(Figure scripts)
*-*-*

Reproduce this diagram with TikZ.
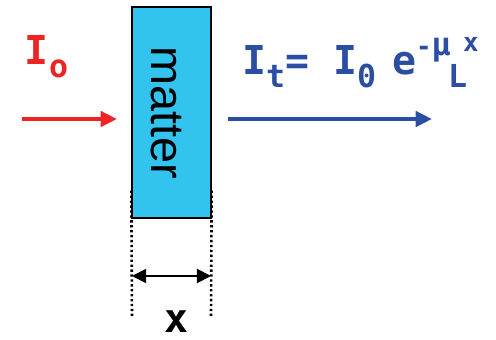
\documentclass[tikz,border=0pt]{standalone}
\usepackage{fontspec}
\setmainfont{Liberation Sans}
\newfontfamily\hand{DejaVu Sans Mono}
\usetikzlibrary{arrows.meta,positioning}
\definecolor{slab}{HTML}{33C3EF}
\definecolor{inbeam}{HTML}{EE2424}
\definecolor{outbeam}{HTML}{2C4EA2}
\newcommand{\lo}[1]{\raisebox{-0.32em}{\fontsize{27}{27}\selectfont #1}}
\newcommand{\hi}[1]{\raisebox{0.5em}{\fontsize{22}{22}\selectfont #1}}

\begin{document}
\begin{tikzpicture}[x=0.03cm,y=-0.03cm,
  beam/.style={-{Triangle[length=14pt,width=13pt]},line width=3.3pt},
  guide/.style={line width=2.2pt,dash pattern=on 2pt off 2.2pt},
  span/.style={{Triangle[length=12pt,width=12pt]}-{Triangle[length=12pt,width=12pt]},line width=1.6pt},
  lbl/.style={font=\hand\fontsize{34}{34}\selectfont\bfseries,inner sep=0pt}]
  \useasboundingbox (0,0) rectangle (496,340);

  % slab of matter
  \node[draw,line width=1.2pt,fill=slab,minimum width=2.37cm,minimum height=6.33cm,inner sep=0pt] (slab) at (171.5,112.5) {};
  \node[rotate=-90,font=\fontsize{40}{40}\selectfont,inner sep=0pt] (mat) at (166,113) {matter};

  % incoming beam
  \coordinate (inA) at (22,119);
  \coordinate (inB) at (117,119);
  \draw[beam,inbeam] (inA) -- (inB);
  \node[lbl,text=inbeam,anchor=base west] (Iin) at (24,65) {I\hspace{0.02em}\lo{o}};

  % transmitted beam
  \coordinate (outA) at (228,119);
  \coordinate (outB) at (432,119);
  \draw[beam,outbeam] (outA) -- (outB);
  \node[lbl,text=outbeam,anchor=base west] (Iout) at (242,75) {I\lo{t}=\hspace{0.6em}I\lo{0}\hspace{0.4em}e\hi{-{\fontsize{27}{27}\selectfont μ}\hspace{-0.1em}\raisebox{-28pt}{\fontsize{27}{27}\selectfont L}\hspace{-0.15em}\raisebox{3pt}{x}}};

  % thickness
  \coordinate (gl) at (132,316);
  \coordinate (gr) at (211,316);
  \draw[guide] (slab.south west) ++(0,-28) -- (gl);
  \draw[guide] (slab.south east) ++(0,-28) -- (gr);
  \coordinate (sl) at (132,276);
  \coordinate (sr) at (211,276);
  \draw[span] (sl) -- (sr);
  \node[font=\hand\fontsize{34}{34}\selectfont\bfseries,inner sep=0pt,anchor=base] (thick) at (176,332) {x};
\end{tikzpicture}
\end{document}
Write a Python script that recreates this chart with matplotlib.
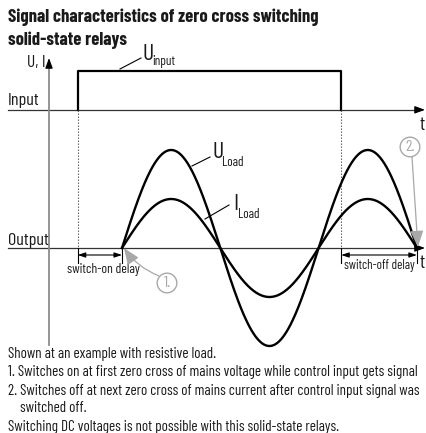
import numpy as np
import matplotlib.pyplot as plt
from matplotlib.patches import Circle

plt.rcParams['font.family'] = 'Barlow Condensed'

# schematic values (time in half periods, amplitude relative to U_Load peak)
zero_cross = [0.0, 1.0, 2.0, 3.0]     # zero crossings of mains while output is on
u_load_peak = 1.0
i_load_peak = 0.5
input_on = -0.45                        # control input switched on
input_off = 2.23                        # control input switched off
input_base = 1.41
input_high = 1.81

title = ["Signal characteristics of zero cross switching", "solid-state relays"]
notes = [
    "Shown at an example with resistive load.",
    "1. Switches on at first zero cross of mains voltage while control input gets signal",
    "2. Switches off at next zero cross of mains current after control input signal was",
    "    switched off.",
    "Switching DC voltages is not possible with this solid-state relays.",
]

W, H = 426, 433
X0, XS = 122, 98.3     # pixel of t=0, pixels per half period
Y0, YS = 248, 98       # pixel of output baseline, pixels per amplitude unit


def px(x, y):
    # pixel position -> data coords (only for placing labels)
    return (x - X0) / XS, (Y0 - y) / YS


fig = plt.figure(figsize=(W / 100, H / 100), dpi=100)
ax = fig.add_axes([0, 0, 1, 1])
ax.set_xlim(px(0, 0)[0], px(W, 0)[0])
ax.set_ylim(px(0, H)[1], px(0, 0)[1])
ax.axis('off')

ink = '#1a1a1a'
grey = '#a8a8a8'

# baselines with arrows (t axes)
x_left = px(8, 0)[0]
x_right = px(425, 0)[0]
for base, ty in [(input_base, 125), (0.0, 263)]:
    ax.plot([x_left, x_right - 0.05], [base, base], color='#333333', lw=0.9)
    ax.annotate('', xy=(x_right, base), xytext=(x_right - 0.08, base),
                arrowprops=dict(arrowstyle='-|>,head_length=0.6,head_width=0.22',
                                color='black', lw=0.9, shrinkA=0, shrinkB=0))
    ax.text(*px(419, ty), 't', fontsize=14, color=ink, va='center', ha='left')

# vertical axis
ax_x = px(49, 0)[0]
ax.plot([ax_x, ax_x], [px(0, 345)[1], px(0, 63)[1]], color='#8c8c8c', lw=1.3)
ax.annotate('', xy=(ax_x, px(0, 58)[1]), xytext=(ax_x, px(0, 66)[1]),
            arrowprops=dict(arrowstyle='-|>,head_length=0.6,head_width=0.22',
                            color='black', lw=0.9, shrinkA=0, shrinkB=0))
ax.text(px(46, 0)[0], px(0, 62)[1], 'U, I', fontsize=12.5, color=ink, ha='right', va='center')

# input pulse
ax.plot([input_on, input_on, input_off, input_off],
        [input_base, input_high, input_high, input_base], color='black', lw=1.6)

# dotted drop lines
for t in [input_on, input_off]:
    ax.plot([t, t], [input_base, 0], color='#555555', lw=0.8, ls=(0, (1.2, 1.5)))

# load curves
t = np.linspace(zero_cross[0], zero_cross[-1], 400)
ax.plot(t, u_load_peak * np.sin(np.pi * t), color='black', lw=1.7)
ax.plot(t, i_load_peak * np.sin(np.pi * t), color='black', lw=1.7)

# labels with leader lines
ax.plot(*zip(px(120, 69), px(141, 58)), color='black', lw=0.8)
ax.text(*px(142, 54), 'U', fontsize=17, color=ink, va='center')
ax.text(*px(152, 62), 'input', fontsize=9.5, color=ink, va='center')
ax.plot(*zip(px(192, 166), px(210, 157)), color='black', lw=0.8)
ax.text(*px(212, 153), 'U', fontsize=17, color=ink, va='center')
ax.text(*px(222, 162), 'Load', fontsize=9.5, color=ink, va='center')
ax.plot(*zip(px(205, 219), px(229, 205)), color='black', lw=0.8)
ax.text(*px(233, 205), 'I', fontsize=17, color=ink, va='center')
ax.text(*px(238, 214), 'Load', fontsize=9.5, color=ink, va='center')

ax.text(*px(8, 101), 'Input', fontsize=13, color=ink, va='center')
ax.text(*px(8, 241), 'Output', fontsize=13, color=ink, va='center')

# delay dimensions
dim_y = px(0, 255)[1]
tick_y = px(0, 263)[1]
for a, b in [(input_on, zero_cross[0]), (input_off, zero_cross[-1])]:
    for x in (a, b):
        ax.plot([x, x], [0, tick_y], color='black', lw=0.8)
    ax.annotate('', xy=(b, dim_y), xytext=(a, dim_y),
                arrowprops=dict(arrowstyle='<|-|>,head_length=0.45,head_width=0.15',
                                color='black', lw=0.8, shrinkA=0, shrinkB=0))
ax.text(*px(103, 270), 'switch-on delay', fontsize=9.8, color=ink, ha='center', va='center')
ax.text(*px(379, 266), 'switch-off delay', fontsize=9.3, color=ink, ha='center', va='center')

# grey callouts
for num, c, start, tip, rad in [('1.', px(167, 283), px(159, 276), (zero_cross[0] + 0.02, 0.0), -0.15),
                                ('2.', px(410, 147), px(412, 157), (zero_cross[-1] + 0.01, 0.01), 0.0)]:
    ax.add_patch(Circle(c, 0.1, fill=False, ec=grey, lw=1.0))
    ax.text(c[0], c[1], num, fontsize=11.5, color=grey, ha='center', va='center')
    ax.annotate('', xy=tip, xytext=start,
                arrowprops=dict(arrowstyle='-|>,head_length=1.0,head_width=0.4',
                                color=grey, lw=0.9, shrinkA=0, shrinkB=0,
                                connectionstyle=f'arc3,rad={rad}'))

# title and notes
for line, y in zip(title, [17, 40]):
    fig.text(8 / W, 1 - y / H, line, fontsize=13.4, fontweight='bold', color=ink,
             va='center', ha='left')
for line, y in zip(notes, [354, 372, 391, 408, 427]):
    fig.text(8 / W, 1 - y / H, line, fontsize=10.9, color=ink, va='center', ha='left')

fig.savefig('out.png', dpi=100)
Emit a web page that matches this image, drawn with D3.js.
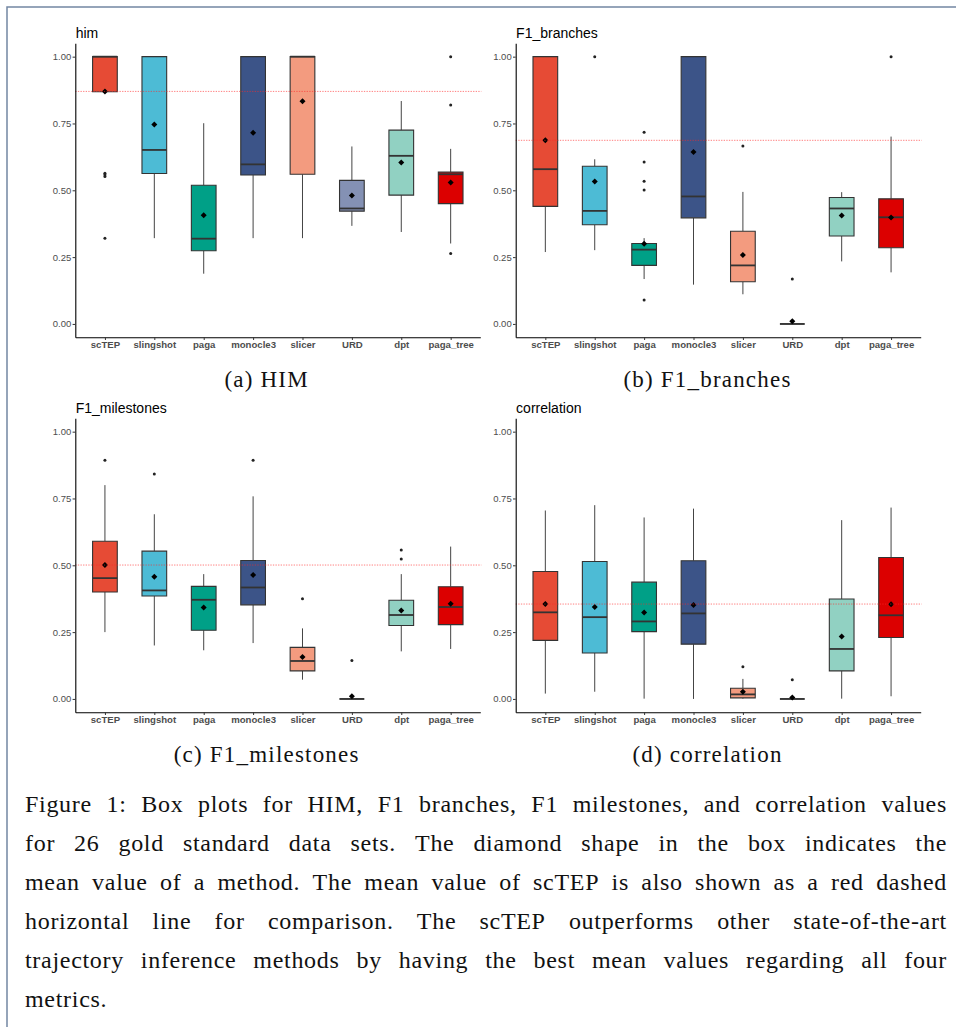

*-*-*

§ Aim of the exercise
Repeat exactly the lines from the first line of the records above through the line containing "west] (Iin) at", both included. Leave out the pictures.

§ Solution for this task
Reproduce this diagram with TikZ.
\documentclass[tikz,border=0pt]{standalone}
\usepackage{fontspec}
\setmainfont{Liberation Sans}
\newfontfamily\hand{DejaVu Sans Mono}
\usetikzlibrary{arrows.meta,positioning}
\definecolor{slab}{HTML}{33C3EF}
\definecolor{inbeam}{HTML}{EE2424}
\definecolor{outbeam}{HTML}{2C4EA2}
\newcommand{\lo}[1]{\raisebox{-0.32em}{\fontsize{27}{27}\selectfont #1}}
\newcommand{\hi}[1]{\raisebox{0.5em}{\fontsize{22}{22}\selectfont #1}}

\begin{document}
\begin{tikzpicture}[x=0.03cm,y=-0.03cm,
  beam/.style={-{Triangle[length=14pt,width=13pt]},line width=3.3pt},
  guide/.style={line width=2.2pt,dash pattern=on 2pt off 2.2pt},
  span/.style={{Triangle[length=12pt,width=12pt]}-{Triangle[length=12pt,width=12pt]},line width=1.6pt},
  lbl/.style={font=\hand\fontsize{34}{34}\selectfont\bfseries,inner sep=0pt}]
  \useasboundingbox (0,0) rectangle (496,340);

  % slab of matter
  \node[draw,line width=1.2pt,fill=slab,minimum width=2.37cm,minimum height=6.33cm,inner sep=0pt] (slab) at (171.5,112.5) {};
  \node[rotate=-90,font=\fontsize{40}{40}\selectfont,inner sep=0pt] (mat) at (166,113) {matter};

  % incoming beam
  \coordinate (inA) at (22,119);
  \coordinate (inB) at (117,119);
  \draw[beam,inbeam] (inA) -- (inB);
  \node[lbl,text=inbeam,anchor=base west] (Iin) at (24,65) {I\hspace{0.02em}\lo{o}};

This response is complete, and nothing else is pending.